In truth, all these perspectives have merit. Yet none draw attention to perhaps the film’s single greatest flaw: it’s interminably gloomy, nasty, and exhausting. At the halfway point when Valeska’s cameras fail and the power goes out, the film pulls the drag-chute and ruins all its foreword momentum with a slog of dreary conversations between dreary people sitting in dreary rooms. The film’s subpar audio exacerbates the problem, making the dialogue sound at times like it was recorded either in a tin-can or in a cave. Without the benefit of subtitles, it’s easy for the mind to wonder into la la land as all the talking melts into a dull, indistinguishable susurrus.
The Other Side of the Wind was both Welles’ last ditch effort to win the fame and recognition he knew he deserved as one of the great geniuses of Western cinema. Yet it’s also a meticulous bridge-burning as it savagely attacks the industry that abused him, the critics who misunderstood him, and most shockingly, the disciples who loved him. It’s an odd combination of acerbic sadism towards the world and vicious masochism towards himself. No matter how much he may have denied it during his life, Welles was Hannaford. And though there was certainly more to Welles than his blustery, arrogant exterior, this film gives us a look into his more primal hatreds and basest cravings for attention, sex, and recognition.
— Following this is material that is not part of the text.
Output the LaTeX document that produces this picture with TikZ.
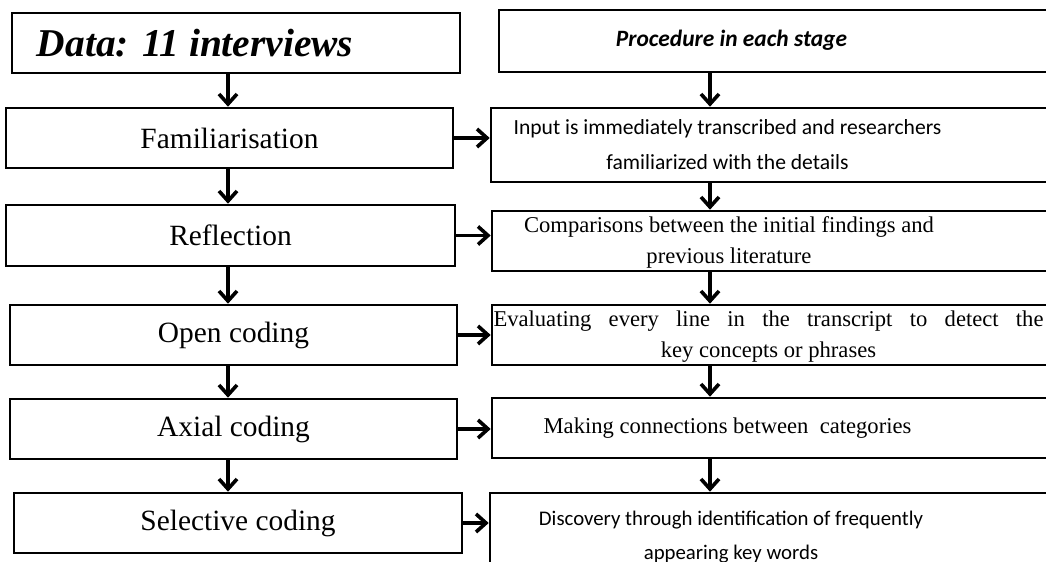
\documentclass[tikz,border=0pt]{standalone}
\usepackage{fontspec}
\setmainfont{Liberation Serif}
\newfontfamily\calibri{Carlito}
\usetikzlibrary{arrows.meta}

\tikzset{
    stagebox/.style={draw, line width=1.3pt, inner sep=0pt, font=\fontsize{14.7}{17}\selectfont},
    procbox/.style={draw, line width=1.3pt, inner sep=0pt},
    proctext/.style={inner sep=0pt, align=center, font=\fontsize{11.3}{15.5}\selectfont},
    arr/.style={line width=1.8pt, -{Straight Barb[length=5pt, width=9pt, line width=1.8pt]}}
}

\begin{document}
\begin{tikzpicture}[x=0.5pt, y=-0.5pt]
            \useasboundingbox (0,0) rectangle (1046,562);
            \clip (0,0) rectangle (1046,562);

            % left column
            \node[stagebox, minimum width=224pt, minimum height=30pt, text width=199pt, inner xsep=12.5pt, align=flush left,
                  font=\fontsize{19.7}{22}\selectfont\bfseries\itshape] (data) at (236,43) {Data: 11 interviews};
            \node[stagebox, minimum width=223.5pt, minimum height=30pt] (fam) at (229.5,138) {Familiarisation};
            \node[stagebox, minimum width=224.5pt, minimum height=30.5pt] (refl) at (230.5,235.5) {Reflection};
            \node[stagebox, minimum width=223.5pt, minimum height=30pt] (open) at (233.5,335) {Open coding};
            \node[stagebox, minimum width=223.5pt, minimum height=30pt] (axial) at (233.5,429) {Axial coding};
            \node[stagebox, minimum width=224pt, minimum height=30pt] (sel) at (238,523) {Selective coding};

            % right column (boxes run off the page on the right)
            \node[procbox, minimum width=275.5pt, minimum height=31pt] (proc) at (774.5,41) {};
            \node[procbox, minimum width=279.5pt, minimum height=37pt] (input) at (770.5,145) {};
            \node[procbox, minimum width=279pt, minimum height=30pt] (comp) at (771,241) {};
            \node[procbox, minimum width=279pt, minimum height=30pt] (eval) at (771,335) {};
            \node[procbox, minimum width=279pt, minimum height=30pt] (make) at (771,428) {};
            \node[procbox, minimum width=280pt, minimum height=38.5pt] (disc) at (770,531.5) {};

            \node[proctext, font=\calibri\fontsize{11.7}{14}\selectfont\bfseries\itshape] (proctxt) at (731.5,40) {Procedure in each stage};
            \node[proctext, font=\calibri\fontsize{10.8}{17.5}\selectfont] (inputtxt) at (727.5,145) {Input is immediately transcribed and researchers\\familiarized with the details};
            \node[proctext] (comptxt) at (729,242) {Comparisons between the initial findings and\\previous literature};
            \node[proctext] (evaltxt) at (768.5,337) {\makebox[275pt][s]{Evaluating every line in the transcript to detect the}\\key concepts or phrases};
            \node[proctext] (maketxt) at (727.5,428) {Making connections between\ \ categories};
            \node[proctext, font=\calibri\fontsize{10.4}{17}\selectfont] (disctxt) at (731,537) {Discovery through identification of frequently\\appearing key words};

            \coordinate (colL) at (228,0);
            \coordinate (colR) at (710,0);

            % downward arrows
            \foreach \a/\b in {data/fam, fam/refl, refl/open, open/axial, axial/sel}
                \draw[arr] (\a.south -| colL) -- (\b.north -| colL);
            \foreach \a/\b in {proc/input, input/comp, comp/eval, eval/make, make/disc}
                \draw[arr] (\a.south -| colR) -- (\b.north -| colR);

            % sideways arrows
            \draw[arr] (fam.east) -- (fam.east -| input.west);
            \draw[arr, yshift=-2.25pt] (refl.east) -- (refl.east -| comp.west);
            \draw[arr, yshift=-3.5pt] (open.east) -- (open.east -| eval.west);
            \draw[arr] (axial.east) -- (axial.east -| make.west);
            \draw[arr, yshift=-1pt] (sel.east) -- (sel.east -| disc.west);
\end{tikzpicture}
\end{document}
Who knows how Welles’ version would have been like if he’d completed it himself. As The Immortal Story (1968) proves, even Welles didn’t have a perfect directorial track record, so the possibility remains that it could’ve been a train wreck. In a strange way, Welles’ dying removes him from complete culpability over the film we have now before us. But it doesn’t excuse the film from being tired, tedious, and insensitive. It could’ve been better, it could’ve been worse. But this is the one we have. And despite everything, it’s a disappointment.